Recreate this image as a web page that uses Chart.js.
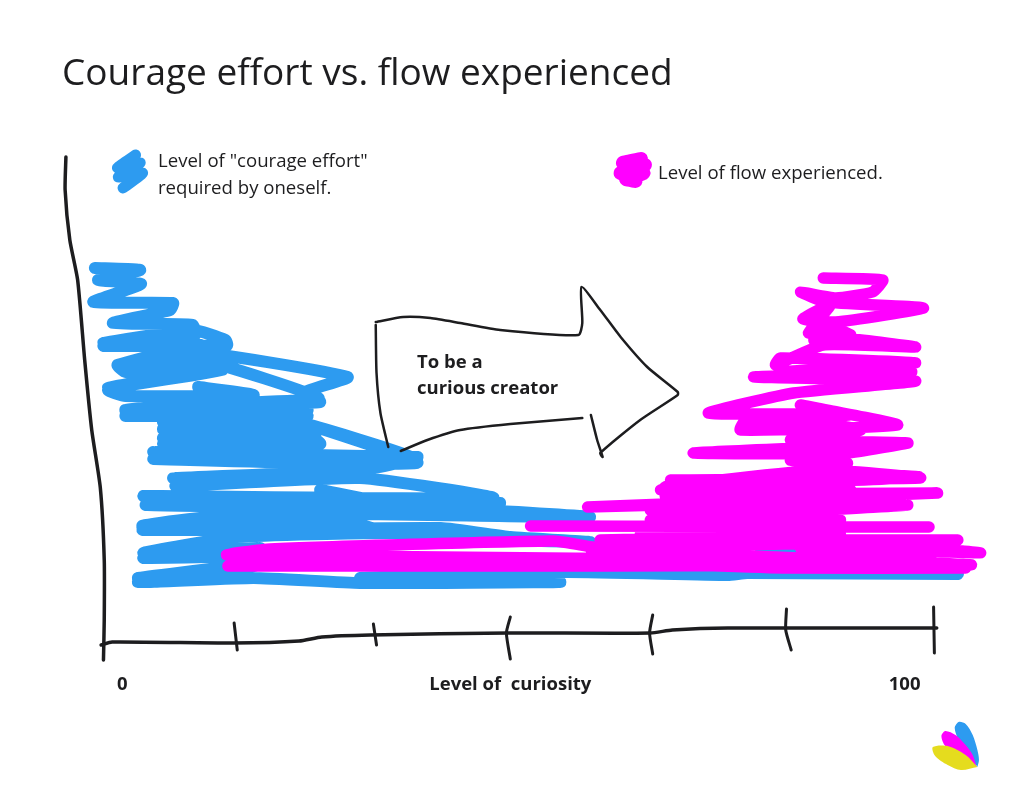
<!DOCTYPE html>
<html>
<head>
<meta charset="utf-8">
<title>Courage effort vs. flow experienced</title>
<script src="https://cdn.jsdelivr.net/npm/chart.js@4/dist/chart.umd.min.js"></script>
<style>
  html, body { margin: 0; padding: 0; background: #fff; }
  canvas { display: block; }
</style>
</head>
<body>
<canvas id="flow-diagram" width="1024" height="812"></canvas>
<script>
// x is level of curiosity, y is level (both)
const tickValues = [0, 49.6, 100];
const tickLabels = ["0", "Level of  curiosity", "100"];

const courageX = [-3.5, 2.3, -3.1, 2.4, -3.7, 6.5, 6.1, -1.2, 9, 9.3, -2.4, 9.1, 13.2, 13.4, -2.4, 10, 10, 7.4, -0.6, 7.4, 28.8, 23.4, 25.3, 15.1, 25.1, 10, -0.6, 0.4, 12.8, -1.8, 7.4, -1.8, 0.4, 16.8, 9.7, 16.8, 0.4, 23.7, 0.4, 23.7, 5.2, 24, 5.2, 24, 5.2, 24.7, 5.2, 25.3, 15.1, 16.4, 4, 37.7, 22.8, 4, 37.7, 24, 37.2, 30.4, 6.5, 29.8, 6.8, 30.4, 47.4, 2.7, 48.3, 3, 35.5, 25.3, 40.7, 23.1, 59.8, 16.4, 2.6, 33, 26.6, 2.6, 40.7, 49.6, 59.8, 49.6, 34.3, 14.7, 2.7, 17.6, 2.7, 23.5, 2, 16.9, 2, 16.8, 30.4, 56, 30.4, 56.6, 77.4, 79.9, 106.8, 86.7, 81.6, 89.5];
const courageY = [74.4, 74, 72, 71.2, 67.6, 67.4, 66, 63.4, 63, 61, 59.4, 62, 60, 59, 58.8, 59, 55, 57.6, 55, 58, 52.6, 49.6, 47.6, 47.4, 48.4, 56, 55, 53.6, 54, 50.4, 53.4, 50, 48.8, 49, 50.6, 48.4, 46, 46, 44.8, 44.8, 43.6, 43, 42.2, 41.6, 40.4, 40.6, 39.2, 39.2, 48, 38, 37.6, 36.6, 35.6, 36.2, 35.4, 43, 36.4, 34, 32.4, 33.4, 30.8, 32.4, 28.4, 28.8, 27.4, 27, 26.6, 30, 25, 28, 24.6, 25.4, 22.8, 21.6, 24.6, 22, 22.4, 20.6, 19.6, 20, 21.4, 20.6, 17.4, 18.4, 16.4, 16.8, 12.4, 14.8, 11.6, 12.4, 11.4, 11.6, 12.4, 13.6, 13, 13.4, 13.2, 14, 17.4, 17.4];

const flowX = [89.6, 97.2, 95.9, 91.2, 86.7, 89.9, 102.4, 91.2, 87, 90.5, 87.7, 90.2, 93.1, 88.4, 93.1, 101.4, 89.6, 83.5, 84.1, 101.4, 84.1, 100.9, 80.7, 101.4, 85.8, 74.9, 85.8, 93.1, 86.7, 99.1, 79, 79.7, 86.1, 94.4, 85.4, 100.4, 73, 92.7, 100.4, 85.4, 92.7, 86.7, 101.8, 69.4, 89.3, 102, 70.1, 91.8, 68.8, 93.1, 69.4, 104.2, 59.5, 93.1, 67.5, 100.4, 67.5, 91.8, 67.5, 103.1, 52.2, 91.8, 66.2, 91.8, 61.1, 106.8, 59.8, 89.3, 109.7, 86.7, 103.3, 13.4, 18.9, 55.1, 61.1, 80.3, 108.4, 13.6, 59.8, 85, 107.8];
const flowY = [72.4, 72, 69.6, 68.4, 69.6, 67.6, 66.4, 63.6, 64.2, 67, 61.4, 62.6, 61, 60, 60.2, 58.6, 59, 55, 56.4, 55.4, 53.6, 53.6, 52.6, 51.8, 49.4, 45.4, 45.2, 45, 47, 43, 42, 44, 44, 42, 40, 39.4, 37.4, 37.4, 39.4, 36, 35.4, 34, 32.6, 30.6, 34, 32.4, 32, 32, 30, 30, 29, 29.4, 26.6, 28, 26, 27, 24, 24, 22.8, 22.6, 22.8, 22.6, 21, 21, 20, 20, 18.4, 20, 17.4, 18.4, 16, 17, 18.2, 19.8, 18.4, 16.8, 15, 14.8, 15.6, 14.4, 14.4];

// hand drawn axes
const axisLeftX = [-7.2, -7.3, -6.7, -5.7, -4.8, -3.9, -2.8, -2.3, -2.3, -2.4];
const axisLeftY = [96.6, 90, 80, 72, 56, 42, 30.4, 16, 4, -4];
const axisBottomX = [-2.7, -1.3, 14.2, 22.6, 25.5, 31.7, 49.4, 67.5, 70.3, 77.4, 104.1];
const axisBottomY = [-1, -0.4, -0.6, -0.2, 0.6, 1, 1.4, 1.4, 2, 2.4, 2.4];
const tickMarksX = [[14.3, 14.7], [32.1, 32.5], [49.6, 49.1, 49.6], [67.8, 67.4, 67.8], [84.9, 84.8, 85.5], [103.7, 103.8]];
const tickMarksY = [[3.4, -2], [3.2, -1], [4.6, 1.4, -3.8], [5, 1.4, -2.8], [6.2, 2, -2], [6.6, -2.6]];

// arrow
const arrowTopX = [32.4, 35.9, 39.4, 43.2, 48.3, 58.3, 58.8, 58.7, 61.1, 63.7, 67.1, 71, 71, 66.2, 61.1, 61.4, 60.7, 59.9];
const arrowTopY = [63.6, 64.6, 64.4, 63.4, 62, 61, 63.4, 70.6, 66, 60.6, 54.6, 49.6, 49, 44, 37.4, 36.6, 40, 45];
const arrowLeftX = [32.4, 32.5, 33, 34];
const arrowLeftY = [63, 53.4, 45.4, 38.6];
const arrowBottomX = [35.6, 39, 43.2, 49.6, 58.8];
const arrowBottomY = [37.8, 40, 42, 43.2, 44.4];

// legend scribbles
const courageKeyX = [1.7, -0.6, 2.3, -0.5, 2.6, 0.1];
const courageKeyY = [97, 94.4, 95.4, 92.6, 93.4, 90.4];
const flowKeyX = [66.3, 64, 66.8, 63.7, 66.6, 64.4, 65.6];
const flowKeyY = [96.2, 95.4, 95, 93.4, 93.4, 92.2, 91.8];

// logo petals
const petalBlueX = [109.3, 108.2, 106.9, 106.4, 106.9, 107.8, 108.7, 109.3, 109.5, 109.3];
const petalBlueY = [-25.4, -23, -20, -17.6, -16.4, -16.8, -19, -22, -24, -25.4];
const petalPinkX = [109.2, 107.2, 105.2, 104.7, 105.2, 106.5, 107.8, 108.7, 109.2];
const petalPinkY = [-25.4, -23.4, -21.2, -19.2, -18.2, -19, -21, -23, -25.4];
const petalYellowX = [109.3, 107.2, 105.5, 103.9, 103.6, 105.5, 107.8, 109.3];
const petalYellowY = [-25.4, -26, -25, -23.2, -21.4, -21.2, -23, -25.4];

const titleText = "Courage effort vs. flow experienced";

const toPoints = (xs, ys) => xs.map((x, i) => ({ x: x, y: ys[i] }));

const stroke = (label, xs, ys, color, width, tension) => ({
  label: label,
  data: toPoints(xs, ys),
  showLine: true,
  borderColor: color,
  backgroundColor: color,
  borderWidth: width,
  borderCapStyle: "round",
  borderJoinStyle: "round",
  pointRadius: 0,
  tension: tension,
});

const petal = (label, xs, ys, color) => ({
  ...stroke(label, xs, ys, color, 0, 0.3),
  fill: "shape",
});

const INK = "#1d1d1f";

// first dataset ends up on top
const datasets = [
  petal("Logo yellow", petalYellowX, petalYellowY, "#e5dc1e"),
  petal("Logo pink", petalPinkX, petalPinkY, "#ff00ff"),
  petal("Logo blue", petalBlueX, petalBlueY, "#2d9bf0"),
  stroke("Arrow top", arrowTopX, arrowTopY, INK, 2.5, 0.2),
  stroke("Arrow left", arrowLeftX, arrowLeftY, INK, 2.5, 0.2),
  stroke("Arrow bottom", arrowBottomX, arrowBottomY, INK, 2.5, 0.2),
  stroke("Axis left", axisLeftX, axisLeftY, INK, 3.5, 0.2),
  stroke("Axis bottom", axisBottomX, axisBottomY, INK, 3.5, 0.2),
];
tickMarksX.forEach((xs, i) => {
  datasets.push(stroke("Tick " + i, xs, tickMarksY[i], INK, 3, 0.2));
});
datasets.push(stroke("Level of flow experienced.", flowX, flowY, "#ff00ff", 11.5, 0.15));
datasets.push(stroke("Level of courage effort", courageX, courageY, "#2d9bf0", 12, 0.15));
datasets.push(stroke("Key flow", flowKeyX, flowKeyY, "#ff00ff", 14, 0.2));
datasets.push(stroke("Key courage", courageKeyX, courageKeyY, "#2d9bf0", 11, 0.2));

// texts that are not part of an axis
const sketchNotes = {
  id: "sketchNotes",
  afterDraw(chart) {
    const ctx = chart.ctx;
    const notes = [
      ['Level of "courage effort"', 158, 162, "400 18.6px 'Open Sans'"],
      ["required by oneself.", 158, 189, "400 18.6px 'Open Sans'"],
      ["Level of flow experienced.", 658, 174, "400 18.6px 'Open Sans'"],
      ["To be a", 417, 363, "700 18.5px 'Open Sans'"],
      ["curious creator", 417, 389, "700 18.5px 'Open Sans'"],
    ];
    ctx.save();
    ctx.fillStyle = INK;
    ctx.textBaseline = "middle";
    notes.forEach((n) => {
      ctx.font = n[3];
      ctx.fillText(n[0], n[1], n[2]);
    });
    ctx.restore();
  },
};

new Chart(document.getElementById("flow-diagram").getContext("2d"), {
  type: "scatter",
  data: { datasets: datasets },
  plugins: [sketchNotes],
  options: {
    responsive: false,
    animation: false,
    layout: { padding: { left: 62, right: 2, top: 0, bottom: 2 } },
    plugins: {
      legend: { display: false },
      tooltip: { enabled: false },
      title: {
        display: true,
        text: titleText,
        align: "start",
        color: INK,
        font: { family: "'Open Sans'", size: 37, weight: "400" },
        padding: { top: 52, bottom: 43.6 },
      },
    },
    scales: {
      x: {
        type: "linear",
        position: { y: -6 },
        min: -7.7,
        max: 115,
        grid: { display: false, drawTicks: false },
        border: { display: false },
        afterBuildTicks(scale) {
          scale.ticks = tickValues.map((v) => ({ value: v }));
        },
        ticks: {
          autoSkip: false,
          maxRotation: 0,
          padding: 4,
          color: INK,
          font: { family: "'Open Sans'", size: 18.5, weight: "700" },
          callback: (v) => tickLabels[tickValues.indexOf(v)],
        },
      },
      y: {
        type: "linear",
        min: -34,
        max: 100,
        display: false,
      },
    },
  },
});
</script>
</body>
</html>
____________
Of the lines in this listing, report how many contain the string "that", and give the number only.

THE ANSWER:
2